**The task:**
Search the listing for the string "Convert" and copy every line that contains it.

**Records supplied:**
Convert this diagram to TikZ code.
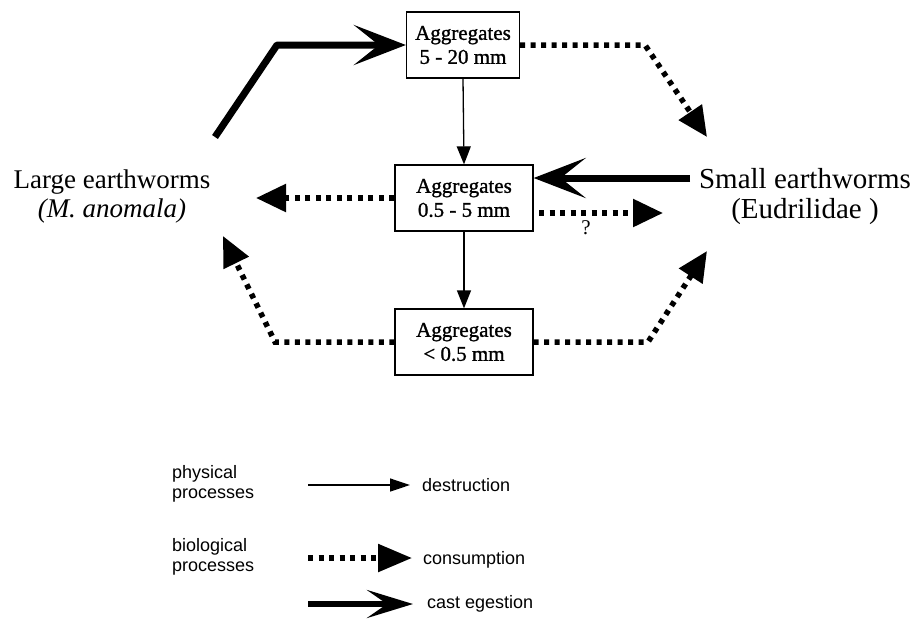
\documentclass[tikz,border=0pt]{standalone}
\usepackage{fontspec}
\setmainfont{Liberation Serif}
\newfontfamily\boxfont[FakeBold=1.2]{Liberation Serif}
\newfontfamily\legendfont{Liberation Sans}
\usetikzlibrary{arrows.meta}
\begin{document}
\begin{tikzpicture}[x=1pt,y=-1pt,
  box/.style={draw, line width=1.3pt, minimum width=138pt, minimum height=66pt, align=center, font=\boxfont\fontsize{21}{24}\selectfont, inner sep=2pt},
  worm/.style={align=center, font=\fontsize{27}{29}\selectfont},
  phys/.style={line width=1.3pt, -{Triangle[length=18pt,width=14pt]}},
  cons/.style={line width=5.5pt, dash pattern=on 5pt off 5.5pt, -{Triangle[length=30pt,width=27pt]}},
  cast/.style={line width=7pt, line join=round, -{Stealth[length=52pt,width=40pt,inset=25pt]}},
  lphys/.style={line width=1.3pt, -{Triangle[length=20pt,width=13pt]}},
  lcons/.style={line width=5.5pt, dash pattern=on 5pt off 5.5pt, -{Triangle[length=34pt,width=27pt]}},
  lcast/.style={line width=6pt, -{Stealth[length=46pt,width=28pt,inset=20pt]}},
  leg/.style={font=\legendfont\fontsize{18}{20}\selectfont, anchor=west, align=left, inner sep=0pt},
]
\useasboundingbox (0,0) rectangle (921,622);
% boxes
\node[box, minimum width=113pt] (b1) at (463,45) {Aggregates\\5 - 20 mm};
\node[box] (b2) at (464,198) {Aggregates\\0.5 - 5 mm};
\node[box] (b3) at (464,342) {Aggregates\\< 0.5 mm};
% worm labels
\node[worm] (L) at (112,197) {Large earthworms\\\textit{(M. anomala)}};
\node[worm, font=\fontsize{29}{30}\selectfont] (S) at (805,197) {Small earthworms\\(Eudrilidae )};
% physical destruction
\draw[phys] (b1.south) -- (b2.north);
\draw[phys] (b2.south) -- (b3.north);
% cast egestion
\coordinate (s1) at (215,137);
\coordinate (c1) at (277,45);
\draw[cast] (s1) -- (c1) -- (b1.west);
\coordinate (s3) at (690,178);
\draw[cast] (s3) -- (s3 -| b2.east);
% consumption
\coordinate (c2) at (645,45);
\coordinate (t2) at (707,137);
\draw[cons] (b1.east) -- (c2) -- (t2);
\coordinate (t4) at (256,198);
\draw[cons] (b2.west) -- (t4);
\coordinate (s5) at (539,213);
\coordinate (t5) at (663,213);
\draw[cons] (s5) -- (t5);
\node[font=\fontsize{21}{24}\selectfont] (q) at (586,228) {?};
\coordinate (c6) at (275,342);
\coordinate (t6) at (223,236);
\draw[cons] (b3.west) -- (c6) -- (t6);
\coordinate (c7) at (648,342);
\coordinate (t7) at (707,251);
\draw[cons] (b3.east) -- (c7) -- (t7);
% legend
\node[leg] (p1) at (172,484) {physical\\processes};
\coordinate (d0) at (308,485);
\coordinate (d1) at (410,485);
\draw[lphys] (d0) -- (d1);
\node[leg] (dt) at (422,485) {destruction};
\node[leg] (p2) at (172,557) {biological\\processes};
\coordinate (e0) at (308,558);
\coordinate (e1) at (412,558);
\draw[lcons] (e0) -- (e1);
\node[leg] (ct) at (423,560) {consumption};
\coordinate (f0) at (308,604);
\coordinate (f1) at (413,604);
\draw[lcast] (f0) -- (f1);
\node[leg] (ce) at (427,604) {cast egestion};
\end{tikzpicture}
\end{document}
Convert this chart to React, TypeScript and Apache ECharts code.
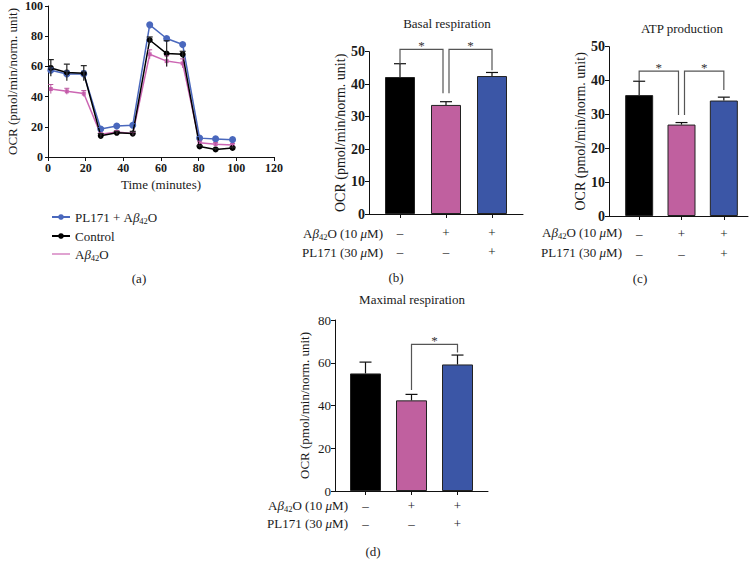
import React, { useEffect, useRef } from "react";
import * as echarts from "echarts";

const FONT = '"Liberation Serif", "Times New Roman", serif';
const TXT = "#1a1a1a";

// ---------- Panel (a): OCR time course ----------
const times = [1.5, 10, 19, 28, 36.5, 45, 54, 63, 71.5, 80.5, 89, 98];
const plSeries = [57.5, 55, 55, 18.5, 20.5, 21, 87.5, 78.5, 74.5, 12.5, 12, 11.5];
const plErr = [1.5, 2, 2, 1, 1, 1, 1, 1, 1, 1, 1, 1];
const controlSeries = [59, 56, 55.5, 14, 16, 15.5, 77.5, 68.5, 68, 7, 5, 6];
const controlErr = [5.5, 5.5, 5, 1.5, 1, 1.5, 2, 8.5, 2, 0.5, 0.5, 0.5];
const abetaSeries = [45, 43.5, 42, 15, 16.5, 15.5, 68, 63.5, 62, 9.5, 8.5, 8];
const abetaErr = [3, 2, 2, 1, 1, 1, 3, 3.5, 3, 1, 1, 1];
const legendNames = ["PL171 + A\u03b242O", "Control", "A\u03b242O"];

// ---------- Bar panels ----------
const abetaRow = ["\u2013", "+", "+"];
const pl171Row = ["\u2013", "\u2013", "+"];
const barColors = ["#000000", "#c0609f", "#3b56a6"];

const basalMeans = [42.2, 33.6, 42.5];
const basalErr = [4.1, 1.0, 1.1];
const atpMeans = [35.7, 27.0, 34.1];
const atpErr = [4.1, 0.6, 1.0];
const maxMeans = [55.0, 42.4, 59.2];
const maxErr = [5.3, 2.8, 4.4];

// significance brackets: [fromIndex, toIndex, topValue, leftLegEnd, rightLegEnd]
const basalSig = [
  [0, 1, 50.7, 46.3, 37.2],
  [1, 2, 50.7, 37.2, 44.3],
];
const atpSig = [
  [0, 1, 42.8, 39.9, 29.8],
  [1, 2, 42.8, 29.8, 37.2],
];
const maxSig = [[1, 2, 68.6, 47.3, 64.8]];

const cats = abetaRow.map((a, i) => a + "\n" + pl171Row[i]);

const richDef = {
  n: { fontFamily: FONT, fontSize: 13, color: TXT },
  i: { fontFamily: FONT, fontSize: 13, fontStyle: "italic", color: TXT },
  s: { fontFamily: FONT, fontSize: 8.5, color: TXT, padding: [7, 0, 0, 0] },
};

function abetaRich(name: string) {
  return name.replace("A\u03b242O", "{n|A}{i|\u03b2}{s|42}{n|O}");
}

function errBarSeries(
  points: number[][],
  color: string,
  xi: number,
  yi: number,
  cap: number,
  lw: number
) {
  return {
    type: "custom",
    xAxisIndex: xi,
    yAxisIndex: yi,
    z: 5,
    silent: true,
    data: points,
    renderItem: (params: any, api: any) => {
      const x = api.value(0);
      const p0 = api.coord([x, api.value(1)]);
      const p1 = api.coord([x, api.value(2)]);
      return {
        type: "group",
        children: [
          {
            type: "line",
            shape: { x1: p0[0], y1: p0[1], x2: p1[0], y2: p1[1] },
            style: { stroke: color, lineWidth: lw },
          },
          {
            type: "line",
            shape: { x1: p1[0] - cap, y1: p1[1], x2: p1[0] + cap, y2: p1[1] },
            style: { stroke: color, lineWidth: lw },
          },
        ],
      };
    },
  };
}

function bracketSeries(sig: number[][], xi: number, yi: number) {
  const shared = (idx: number) =>
    sig.filter((s) => s[0] === idx || s[1] === idx).length > 1;
  return {
    type: "custom",
    xAxisIndex: xi,
    yAxisIndex: yi,
    z: 6,
    silent: true,
    data: sig,
    renderItem: (params: any, api: any) => {
      const a = api.value(0);
      const b = api.value(1);
      const top = api.value(2);
      const pA = api.coord([a, top]);
      const pB = api.coord([b, top]);
      const x1 = pA[0] + (shared(a) ? 3 : 0);
      const x2 = pB[0] - (shared(b) ? 3 : 0);
      const yT = pA[1];
      const yL = api.coord([a, api.value(3)])[1];
      const yR = api.coord([b, api.value(4)])[1];
      return {
        type: "group",
        children: [
          {
            type: "polyline",
            shape: { points: [[x1, yL], [x1, yT], [x2, yT], [x2, yR]] },
            style: { stroke: "#555", fill: "none", lineWidth: 1.2 },
          },
          {
            type: "text",
            style: {
              text: "*",
              x: (x1 + x2) / 2,
              y: yT - 4,
              align: "center",
              verticalAlign: "middle",
              fontSize: 13,
              fontFamily: FONT,
              fill: "#333",
            },
          },
        ],
      };
    },
  };
}

type BarPanel = {
  wide: { left: number; top: number; width: number; height: number };
  narrowLeft: number;
  narrowWidth: number;
  max: number;
  interval: number;
  means: number[];
  errs: number[];
  sig: number[][];
  barWidth: number;
  tickSize: number;
  tickWeight: string;
  nameSize: number;
  nameGap: number;
  labelMargin: number;
  labelLineHeight: number;
};

const panels: BarPanel[] = [
  {
    wide: { left: 369, top: 51.7, width: 154, height: 162.3 },
    narrowLeft: 377,
    narrowWidth: 138,
    max: 50,
    interval: 10,
    means: basalMeans,
    errs: basalErr,
    sig: basalSig,
    barWidth: 30,
    tickSize: 14,
    tickWeight: "bold",
    nameSize: 14,
    nameGap: 20,
    labelMargin: 9,
    labelLineHeight: 19,
  },
  {
    wide: { left: 609, top: 46.7, width: 139, height: 169.3 },
    narrowLeft: 618,
    narrowWidth: 127,
    max: 50,
    interval: 10,
    means: atpMeans,
    errs: atpErr,
    sig: atpSig,
    barWidth: 28,
    tickSize: 14,
    tickWeight: "bold",
    nameSize: 14,
    nameGap: 21,
    labelMargin: 7,
    labelLineHeight: 20,
  },
  {
    wide: { left: 335, top: 320, width: 153, height: 171 },
    narrowLeft: 342.5,
    narrowWidth: 138,
    max: 80,
    interval: 20,
    means: maxMeans,
    errs: maxErr,
    sig: maxSig,
    barWidth: 31,
    tickSize: 13,
    tickWeight: "normal",
    nameSize: 13,
    nameGap: 24,
    labelMargin: 5,
    labelLineHeight: 18,
  },
];

function buildOption() {
  const grid: any[] = [{ left: 48, top: 5, width: 226, height: 152 }];
  const axisLine = { show: true, lineStyle: { color: "#111", width: 1 } };
  const xAxis: any[] = [
    {
      type: "value",
      gridIndex: 0,
      min: 0,
      max: 120,
      interval: 20,
      axisLine,
      axisTick: { show: true, length: 4, lineStyle: { color: "#111" } },
      axisLabel: {
        fontFamily: FONT,
        fontSize: 12,
        fontWeight: "bold",
        color: TXT,
        margin: 5,
      },
      splitLine: { show: false },
      name: "Time (minutes)",
      nameLocation: "middle",
      nameGap: 21,
      nameTextStyle: { fontFamily: FONT, fontSize: 13, color: TXT },
    },
  ];
  const yAxis: any[] = [
    {
      type: "value",
      gridIndex: 0,
      min: 0,
      max: 100,
      interval: 20,
      axisLine,
      axisTick: { show: true, length: 3, lineStyle: { color: "#111" } },
      axisLabel: {
        fontFamily: FONT,
        fontSize: 12,
        fontWeight: "bold",
        color: TXT,
        margin: 5,
      },
      splitLine: { show: false },
      name: "OCR (pmol/min/norm. unit)",
      nameLocation: "middle",
      nameGap: 29,
      nameTextStyle: { fontFamily: FONT, fontSize: 13, color: TXT },
    },
  ];

  const series: any[] = [
    {
      name: legendNames[2],
      type: "line",
      xAxisIndex: 0,
      yAxisIndex: 0,
      data: times.map((t, i) => [t, abetaSeries[i]]),
      symbol: "rect",
      symbolSize: 4,
      itemStyle: { color: "#cc66b3" },
      lineStyle: { color: "#cc66b3", width: 1.5 },
      z: 2,
    },
    errBarSeries(
      times.map((t, i) => [t, abetaSeries[i] - abetaErr[i], abetaSeries[i] + abetaErr[i]]),
      "#b9579f",
      0,
      0,
      2.5,
      1
    ),
    {
      name: legendNames[0],
      type: "line",
      xAxisIndex: 0,
      yAxisIndex: 0,
      data: times.map((t, i) => [t, plSeries[i]]),
      symbol: "circle",
      symbolSize: 7,
      itemStyle: { color: "#4a68bd" },
      lineStyle: { color: "#4a68bd", width: 1.5 },
      z: 3,
    },
    errBarSeries(
      times.map((t, i) => [t, plSeries[i] - plErr[i], plSeries[i] + plErr[i]]),
      "#4a68bd",
      0,
      0,
      2.5,
      1
    ),
    {
      name: legendNames[1],
      type: "line",
      xAxisIndex: 0,
      yAxisIndex: 0,
      data: times.map((t, i) => [t, controlSeries[i]]),
      symbol: "circle",
      symbolSize: 6,
      itemStyle: { color: "#000" },
      lineStyle: { color: "#000", width: 1.5 },
      z: 4,
    },
    errBarSeries(
      times.map((t, i) => [t, controlSeries[i] - controlErr[i], controlSeries[i] + controlErr[i]]),
      "#222",
      0,
      0,
      3,
      1.2
    ),
  ];

  panels.forEach((p, k) => {
    const gWide = grid.length;
    grid.push({ ...p.wide });
    const gNarrow = grid.length;
    grid.push({
      left: p.narrowLeft,
      top: p.wide.top,
      width: p.narrowWidth,
      height: p.wide.height,
    });
    xAxis.push({
      type: "value",
      gridIndex: gWide,
      min: 0,
      max: 1,
      axisLine,
      axisTick: { show: false },
      axisLabel: { show: false },
      splitLine: { show: false },
    });
    const xn = xAxis.length;
    xAxis.push({
      type: "category",
      gridIndex: gNarrow,
      data: cats,
      axisLine: { show: false },
      axisTick: {
        show: true,
        alignWithLabel: true,
        length: 4,
        lineStyle: { color: "#111" },
      },
      axisLabel: {
        fontFamily: FONT,
        fontSize: 13,
        color: TXT,
        margin: p.labelMargin,
        lineHeight: p.labelLineHeight,
        interval: 0,
      },
    });
    yAxis.push({
      type: "value",
      gridIndex: gWide,
      min: 0,
      max: p.max,
      interval: p.interval,
      axisLine,
      axisTick: { show: true, length: 4, lineStyle: { color: "#111" } },
      axisLabel: {
        fontFamily: FONT,
        fontSize: p.tickSize,
        fontWeight: p.tickWeight,
        color: TXT,
        margin: 4,
      },
      splitLine: { show: false },
      name: "OCR (pmol/min/norm. unit)",
      nameLocation: "middle",
      nameGap: p.nameGap,
      nameTextStyle: { fontFamily: FONT, fontSize: p.nameSize, color: TXT },
    });
    const yn = yAxis.length;
    yAxis.push({
      type: "value",
      gridIndex: gNarrow,
      min: 0,
      max: p.max,
      show: false,
    });
    series.push({
      name: "bars" + k,
      type: "bar",
      xAxisIndex: xn,
      yAxisIndex: yn,
      barWidth: p.barWidth,
      data: p.means.map((m, i) => ({
        value: m,
        itemStyle: { color: barColors[i], borderColor: "#222", borderWidth: 1 },
      })),
      z: 2,
    });
    series.push(
      errBarSeries(
        p.means.map((m, i) => [i, m, m + p.errs[i]]),
        "#111",
        xn,
        yn,
        6,
        1.2
      )
    );
    series.push(bracketSeries(p.sig, xn, yn));
  });

  const rowLabel = (x: number, y: number, text: string) => ({
    type: "text",
    x,
    y,
    style: {
      text,
      align: "right",
      verticalAlign: "middle",
      fontFamily: FONT,
      fontSize: 13,
      fill: TXT,
      rich: richDef,
    },
  });
  const abetaLbl = "{n|A}{i|\u03b2}{s|42}{n|O (10 }{i|\u03bc}{n|M)}";
  const plLbl = "{n|PL171 (30 }{i|\u03bc}{n|M)}";
  const plain = (x: number, y: number, text: string, size = 13) => ({
    type: "text",
    x,
    y,
    style: {
      text,
      align: "center",
      verticalAlign: "middle",
      fontFamily: FONT,
      fontSize: size,
      fill: TXT,
    },
  });

  const graphic: any[] = [
    plain(139, 278, "(a)"),
    plain(396, 277, "(b)"),
    plain(640, 278, "(c)"),
    plain(373, 551, "(d)"),
    plain(447, 23, "Basal respiration"),
    plain(682, 28, "ATP production"),
    plain(412, 299, "Maximal respiration"),
    rowLabel(383, 233, abetaLbl),
    rowLabel(383, 252, plLbl),
    rowLabel(622, 232, abetaLbl),
    rowLabel(622, 252, plLbl),
    rowLabel(348, 505, abetaLbl),
    rowLabel(348, 523, plLbl),
  ];

  return {
    animation: false,
    backgroundColor: "#fff",
    grid,
    xAxis,
    yAxis,
    series,
    graphic,
    legend: {
      data: [
        { name: legendNames[0] },
        { name: legendNames[1] },
        { name: legendNames[2], icon: "path://M0,0H30V2H0Z" },
      ],
      orient: "vertical",
      left: 46,
      top: 205,
      itemGap: 4,
      itemWidth: 18,
      itemHeight: 7,
      symbolKeepAspect: true,
      selectedMode: false,
      formatter: (name: string) => abetaRich(name),
      textStyle: {
        fontFamily: FONT,
        fontSize: 13,
        color: TXT,
        lineHeight: 14,
        rich: richDef,
      },
    },
  };
}

export default function App() {
  const ref = useRef<HTMLDivElement>(null);
  useEffect(() => {
    if (!ref.current) return;
    const chart = echarts.init(ref.current, undefined, { renderer: "svg" });
    chart.setOption(buildOption() as any);
    return () => chart.dispose();
  }, []);
  return (
    <div
      ref={ref}
      style={{
        position: "absolute",
        left: 0,
        top: 0,
        width: 752,
        height: 569,
        background: "#fff",
      }}
    />
  );
}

**Written answer:**
Convert this diagram to TikZ code.
Convert this chart to React, TypeScript and Apache ECharts code.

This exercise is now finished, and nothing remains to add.